Im abschließenden Panel ging es um die Erwartungen an die Organisation der G20 und speziell die Agenda der deutschen Präsidentschaft im kommenden Jahr. Prof. Wiktor Kuwaldin, Leiter des Lehrstuhls für gesellschaftlich-geisteswissenschaftliche Disziplinen der Wirtschaftsschule der Moskauer Staatlichen Lomonossow-Universität sprach in seinem Beitrag problematische Signale an, die sich derzeit global ereigneten. Dazu gehörten neben der Ungleichheit, einer massiven Schuldenproblematik und anhaltender Wachstumsschwäche auch Gefahren für den Bruch des Weltsystems. Gunter Rieck-Moncayo aus der Abteilung Politikdialog und Analyse der Konrad Adenauer-Stiftung skizzierte in seinem Beitrag die Schwerpunkte der deutschen Präsidentschaft für den kommenden G20-Gipfel in Hamburg.
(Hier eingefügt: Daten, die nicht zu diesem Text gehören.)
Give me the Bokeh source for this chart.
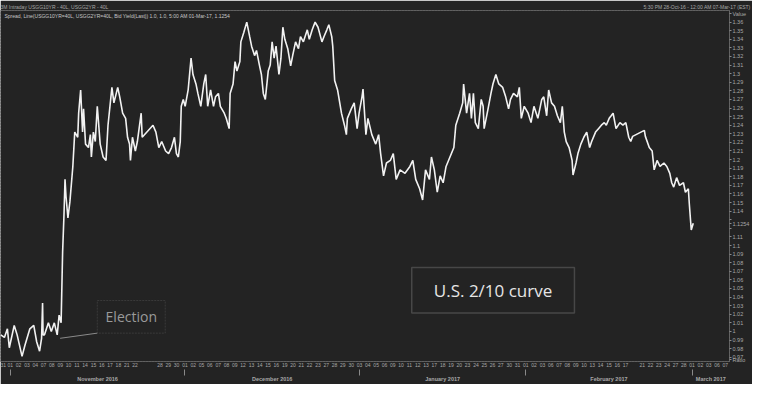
from bokeh.plotting import figure
from bokeh.models import (FixedTicker, LinearAxis, Label, BoxAnnotation, Range1d,
                          ColumnDataSource, CustomJSTickFormatter)
from bokeh.embed import file_html
from bokeh.resources import INLINE

# ---------------- data ----------------
# trading sessions (index 0 = 31-Oct-2016); "" = label not shown
day_labels = ["31", "01", "02", "03", "04", "07", "08", "09", "10", "11", "14", "15", "16", "17", "18",
              "21", "22", "", "", "28", "29", "30",
              "01", "02", "05", "06", "07", "08", "09", "12", "13", "14", "15", "16", "19", "20", "21",
              "22", "23", "27", "28", "29", "30",
              "03", "04", "05", "06", "09", "10", "11", "12", "13", "17", "18", "19", "20", "23", "24",
              "25", "26", "27", "30", "31",
              "01", "02", "03", "06", "07", "08", "09", "10", "13", "14", "15", "16", "17", "", "21",
              "22", "23", "24", "27", "28",
              "01", "02", "03", "06", "07"]
month_names = ["November 2016", "December 2016", "January 2017", "February 2017", "March 2017"]
month_start = [1, 22, 43, 63, 83]          # session index of each month's first day
session_end = 87.5

# spread (10y - 2y), session position and value
t = [-0.15, 0.29, 0.65, 0.88, 1.47, 1.82, 2.41, 2.76, 3.35, 3.82, 4.17, 4.52, 4.76, 4.88, 4.94,
     5.11, 5.58, 5.93, 6.29, 6.64, 6.87, 7.11, 7.29, 7.46, 7.58, 7.70, 7.93, 8.17, 8.52, 8.75,
     9.11, 9.22, 9.46, 9.69, 9.81, 10.05, 10.40, 10.63, 10.75, 10.99, 11.22, 11.46, 11.81, 12.16,
     12.51, 12.75, 13.22, 13.46, 13.92, 14.16, 14.51, 14.87, 15.10, 15.34, 15.45, 15.69, 16.04,
     16.28, 16.74, 16.86, 18.16, 18.51, 18.86, 19.21, 19.68, 20.04, 20.39, 20.74, 20.98, 21.21,
     21.44, 21.56, 21.80, 22.03, 22.39, 22.74, 22.97, 23.33, 23.56, 23.91, 24.27, 24.50, 24.74,
     25.09, 25.44, 25.68, 26.03, 26.26, 26.73, 26.97, 27.32, 27.44, 27.79, 28.03, 28.26, 28.61,
     28.73, 29.08, 29.44, 29.79, 30.02, 30.38, 30.61, 30.96, 31.20, 31.43, 31.67, 32.02, 32.26,
     32.49, 32.73, 32.96, 33.31, 33.55, 33.78, 34.02, 34.37, 34.72, 34.96, 35.31, 35.66, 35.90,
     36.25, 36.72, 36.96, 37.31, 37.66, 38.01, 38.48, 38.72, 39.07, 39.31, 39.66, 39.78, 40.01,
     40.36, 40.83, 41.19, 41.42, 41.54, 42.01, 42.36, 42.71, 42.95, 43.30, 43.42, 43.77, 44.01,
     44.48, 44.95, 45.30, 45.54, 45.89, 46.24, 46.71, 47.06, 47.41, 47.88, 48.47, 49.06, 49.41,
     49.76, 50.23, 50.59, 50.94, 51.41, 51.65, 52.00, 52.35, 52.70, 53.06, 53.41, 53.88, 54.35,
     54.58, 55.05, 55.41, 55.52, 55.88, 56.23, 56.46, 56.70, 56.93, 57.29, 57.64, 57.87, 57.99,
     58.46, 58.81, 59.05, 59.40, 59.75, 60.22, 60.58, 60.93, 61.16, 61.52, 61.99, 62.22, 62.46,
     62.81, 63.28, 63.63, 63.98, 64.45, 64.92, 65.16, 65.51, 65.75, 66.10, 66.45, 66.80, 67.16,
     67.39, 67.63, 67.86, 68.21, 68.57, 68.68, 69.04, 69.27, 69.62, 69.98, 70.33, 70.68, 70.92,
     71.39, 71.74, 72.09, 72.44, 72.68, 73.03, 73.27, 73.50, 73.85, 74.32, 74.68, 75.03, 75.38,
     75.62, 75.85, 77.26, 77.38, 77.85, 78.20, 78.44, 78.79, 79.14, 79.61, 79.96, 80.32, 80.55,
     80.79, 81.14, 81.49, 81.96, 82.20, 82.55, 82.67, 82.90, 83.14]
spread = [0.996, 0.993, 1.003, 0.981, 1.007, 0.996, 0.971, 0.984, 1.003, 1.007, 0.988, 0.977, 0.992, 1.033, 0.996,
          0.996, 1.010, 1.000, 1.010, 0.996, 1.019, 1.010, 1.092, 1.137, 1.177, 1.157, 1.132, 1.151, 1.192, 1.232,
          1.226, 1.254, 1.281, 1.232, 1.259, 1.218, 1.214, 1.229, 1.203, 1.232, 1.221, 1.262, 1.218, 1.203,
          1.199, 1.240, 1.284, 1.266, 1.284, 1.273, 1.254, 1.248, 1.226, 1.218, 1.199, 1.226, 1.210,
          1.221, 1.254, 1.226, 1.240, 1.232, 1.214, 1.221, 1.210, 1.207, 1.214, 1.226, 1.207, 1.203,
          1.221, 1.262, 1.270, 1.262, 1.281, 1.318, 1.299, 1.288, 1.277, 1.262, 1.288, 1.299, 1.262,
          1.281, 1.262, 1.273, 1.277, 1.262, 1.254, 1.248, 1.236, 1.277, 1.288, 1.314, 1.303, 1.314,
          1.337, 1.348, 1.360, 1.343, 1.332, 1.321, 1.327, 1.310, 1.299, 1.277, 1.270, 1.303, 1.310,
          1.337, 1.318, 1.332, 1.299, 1.318, 1.354, 1.340, 1.329, 1.309, 1.321, 1.337, 1.329, 1.343,
          1.337, 1.351, 1.340, 1.351, 1.360, 1.354, 1.337, 1.343, 1.351, 1.357, 1.343, 1.332, 1.292,
          1.281, 1.254, 1.240, 1.229, 1.248, 1.259, 1.266, 1.236, 1.254, 1.273, 1.282, 1.229, 1.248,
          1.229, 1.218, 1.229, 1.207, 1.181, 1.196, 1.199, 1.207, 1.177, 1.188, 1.184, 1.192, 1.199,
          1.177, 1.166, 1.153, 1.188, 1.177, 1.203, 1.188, 1.162, 1.181, 1.173, 1.192, 1.203, 1.214,
          1.240, 1.254, 1.266, 1.288, 1.254, 1.277, 1.248, 1.277, 1.243, 1.236, 1.270, 1.262, 1.236,
          1.259, 1.277, 1.288, 1.299, 1.288, 1.284, 1.273, 1.259, 1.270, 1.277, 1.273, 1.284, 1.248,
          1.262, 1.254, 1.243, 1.262, 1.248, 1.270, 1.273, 1.251, 1.281, 1.266, 1.262, 1.251, 1.243,
          1.262, 1.232, 1.221, 1.214, 1.199, 1.182, 1.196, 1.207, 1.218, 1.226, 1.232, 1.214, 1.221,
          1.232, 1.236, 1.240, 1.243, 1.240, 1.248, 1.251, 1.254, 1.236, 1.243, 1.240, 1.243, 1.226,
          1.221, 1.227, 1.234, 1.227, 1.214, 1.210, 1.188, 1.199, 1.192, 1.196, 1.192, 1.184, 1.173,
          1.168, 1.179, 1.170, 1.173, 1.162, 1.166, 1.148, 1.118, 1.126]
last_value = 1.1254
y_ticks = [round(0.97 + 0.01 * i, 2) for i in range(40)]
hidden_y_labels = [1.12, 1.13]            # covered by the last-value tag
header_left = "3M Intraday USGG10YR - 40L, USGG2YR - 40L"
header_right = "5:30 PM 28-Oct-16 - 12:00 AM 07-Mar-17 (EST)"
header_sub = "Spread, Line(USGG10YR=40L, USGG2YR=40L, Bid Yield(Last))    1.0, 1.0,  5:00 AM 01-Mar-17, 1.1254"

assert len(t) == len(spread)

# ---------------- styling ----------------
BG = "#232323"
GRAY = "#a8a8a8"
FONT = "Liberation Sans"
Y_LO, Y_HI = 0.965, 1.3735

p = figure(width=752, height=384, output_backend="svg", toolbar_location=None,
           x_range=Range1d(-0.18, session_end), y_range=Range1d(Y_LO, Y_HI),
           x_axis_type=None, y_axis_location="right",
           background_fill_color=BG, border_fill_color=BG,
           min_border_left=0, min_border_top=0, min_border_bottom=0, min_border_right=0)
p.outline_line_color = "#6a6a6a"
p.outline_line_dash = "1 2"

# vertical day grid
p.xgrid.ticker = FixedTicker(ticks=list(range(len(day_labels))))
p.xgrid.grid_line_color = "#363636"
p.xgrid.grid_line_dash = "1 3"
p.ygrid.grid_line_color = None

# right value axis (with "Value" / "Ratio" captions and last-value tag)
value_pos = Y_HI - 0.004
ratio_pos = Y_LO + 0.002
ya = p.yaxis[0]
ya.ticker = FixedTicker(ticks=y_ticks + [last_value, value_pos, ratio_pos])
ya.formatter = CustomJSTickFormatter(
    args=dict(last=last_value, vpos=value_pos, rpos=ratio_pos, hide=hidden_y_labels),
    code="""
if (Math.abs(tick-last)<1e-7) return last.toFixed(4);
if (Math.abs(tick-vpos)<1e-7) return 'Value';
if (Math.abs(tick-rpos)<1e-7) return 'Ratio';
const r = Math.round(tick*100)/100;
for (const h of hide) { if (Math.abs(r-h)<1e-7) return ''; }
return r.toString();
""")
ya.axis_line_color = "#6a6a6a"
ya.axis_line_dash = "1 2"
ya.major_tick_line_color = "#8a8a8a"
ya.major_tick_out = 2
ya.major_tick_in = 0
ya.minor_tick_line_color = None
ya.major_label_text_font = FONT
ya.major_label_text_font_size = "5.5px"
ya.major_label_text_color = GRAY
ya.major_label_standoff = 1

# header line (above the frame)
head_pos = [4.7, 83.6]
head_axis = LinearAxis(ticker=FixedTicker(ticks=head_pos),
                       formatter=CustomJSTickFormatter(args=dict(pos=head_pos, names=[header_left, header_right]),
                                                       code="for (let i=0;i<pos.length;i++){ if (Math.abs(tick-pos[i])<0.01) return names[i]; } return '';"))
head_axis.axis_line_color = None
head_axis.major_tick_out = 0
head_axis.major_tick_in = 0
head_axis.minor_tick_line_color = None
head_axis.major_label_text_font = FONT
head_axis.major_label_text_font_size = "5px"
head_axis.major_label_text_color = GRAY
head_axis.major_label_standoff = 1
p.add_layout(head_axis, "above")

# day axis
day_axis = LinearAxis(ticker=FixedTicker(ticks=list(range(len(day_labels)))),
                      formatter=CustomJSTickFormatter(args=dict(labels=day_labels),
                                                      code="const i=Math.round(tick); return (i>=0 && i<labels.length) ? labels[i] : '';"))
day_axis.axis_line_color = None
day_axis.major_tick_out = 0
day_axis.major_tick_in = 0
day_axis.minor_tick_line_color = None
day_axis.major_label_text_font = FONT
day_axis.major_label_text_font_size = "5px"
day_axis.major_label_text_color = GRAY
day_axis.major_label_standoff = 1
p.add_layout(day_axis, "below")

# month axis
month_center = [(month_start[i] + (month_start[i + 1] if i + 1 < len(month_start) else session_end)) / 2
                for i in range(len(month_start))]
month_axis = LinearAxis(ticker=FixedTicker(ticks=month_center, minor_ticks=month_start),
                        formatter=CustomJSTickFormatter(args=dict(pos=month_center, names=month_names),
                                                        code="for (let i=0;i<pos.length;i++){ if (Math.abs(tick-pos[i])<0.01) return names[i]; } return '';"))
month_axis.axis_line_color = None
month_axis.major_tick_out = 0
month_axis.major_tick_in = 0
month_axis.minor_tick_out = 6
month_axis.minor_tick_in = 0
month_axis.minor_tick_line_color = "#8a8a8a"
month_axis.major_label_text_font = FONT
month_axis.major_label_text_font_size = "5.5px"
month_axis.major_label_text_font_style = "bold"
month_axis.major_label_text_color = GRAY
month_axis.major_label_standoff = 0
p.add_layout(month_axis, "below")

# the spread line
src = ColumnDataSource(dict(t=t, v=spread))
p.line("t", "v", source=src, line_color="#f2f2f2", line_width=1.6)

# sub header inside the frame
p.add_layout(Label(x=-0.18, y=Y_HI, text=header_sub,
                   text_font=FONT, text_font_size="5px", text_color="#c8c8c8",
                   text_baseline="top", x_offset=4, y_offset=-2))

# annotations
p.add_layout(BoxAnnotation(left=11.46, right=19.63, bottom=0.998, top=1.036,
                           fill_alpha=0, line_color="#707070", line_width=1, line_dash="2 1"))
p.add_layout(Label(x=15.55, y=1.017, text="Election", text_font="Open Sans",
                   text_font_size="14px", text_color="#9a9a9a",
                   text_align="center", text_baseline="middle"))
p.line([6.99, 11.46], [0.992, 0.998], line_color="#8a8a8a", line_width=1)

p.add_layout(BoxAnnotation(left=49.28, right=68.85, bottom=1.0213, top=1.0743,
                           fill_alpha=0, line_color="#9a9a9a", line_width=1.5))
p.add_layout(Label(x=59.06, y=1.0478, text="U.S. 2/10 curve", text_font="Open Sans",
                   text_font_size="17px", text_color="#e6e6e6",
                   text_align="center", text_baseline="middle"))

open("out.html", "w").write(file_html(p, INLINE))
Resilienz, Verantwortung und Nachhaltigkeit seien Schlüsselbegriffe, die bei Strategien auf den Themenfeldern Gesundheit, Flucht und Migration sowie Klimawandel zur Anwendung kommen müssten. Afrika werde in diesem Zusammenhang eine besondere Rolle spielen. Die Diskussion zeigte dann, dass gerade in Bezug auf den europäischen Nachbarkontinent und Entwicklungen dort ein großes Potential für einen deutsch-russischen Erfahrungsaustausch besteht. Für beide Länder spielt dabei das starke Engagement Chinas eine Rolle.

Auf allen drei behandelten Themenfeldern zeigte sich, dass ein intensiver deutsch-russischer Dialog Mehrwert zutage fördert. Darauf lässt sich in Zukunft weiter aufbauen.